People get into debt trouble in many different ways, but one common thread is they usually started spending tomorrow’s dollars on today’s wants.
Many of them started down a slippery slope, such as taking out home equity loans to spend money on something like a vacation. That kind of borrowing behavior predated the beginning of the recession in 2007. I think it was an early signal that our culture had grown comfortable with literally mortgaging the future in exchange for immediate gratification.
Most people who wake up one day and realize they are buried under a mountain of debt got into that situation by making small daily decisions that slowly grew into a crisis.
To avoid your own debt crisis, be vigilant for these warning signs:
• You don’t have an emergency fund. Everyone has unexpected expenses. Build a cushion of at least $1,000 to avoid using your credit card when your car breaks down or the water heater gives out.
• You use a credit card for small daily purchases and carry a balance from month to month. This behavior indicates you aren’t closely tracking little expenses that can add up to a big problem.
• You tap into your savings each month to keep up with your regular living expenses. Living above your means isn’t sustainable.
• You withdraw money early from your retirement savings plan, either through a loan or an early withdrawal. Putting your retirement at risk while paying financial penalties to do that is almost never a good idea.
• You take out a home equity loan to use for anything other than an improvement to the home that is expected to increase its value. Many people who owe more on their mortgage than their home is worth got into trouble by cashing out equity in their home.

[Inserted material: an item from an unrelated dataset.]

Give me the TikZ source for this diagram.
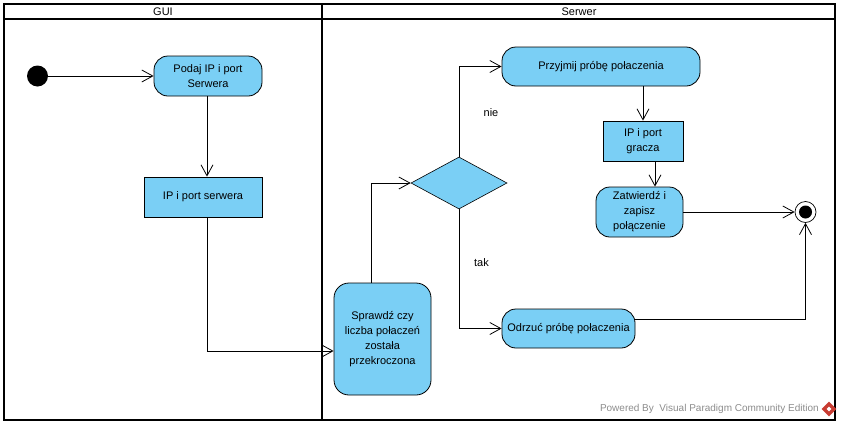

• You are borrowing money from relatives and friends. Not only are you spending money based on income you don’t have, you are risking damage to your personal relationships.
• You don’t track your spending. During the recession the average income of the people we help became more middle class than before. Many of them never tracked monthly spending because they always had enough money. They were unprepared when they suddenly lost income.
• You don’t know how much debt you have. Our counselors find many people who come to us for debt help significantly underestimate the amount of money they owe, and aren’t aware of the carrying costs.
I encourage everyone to put together a monthly spending plan and routinely set aside money for savings to cover all of the predictable expenses that come up during the year. Any deviation from your plan should cause you to ask: Am I taking a step toward a debt problem?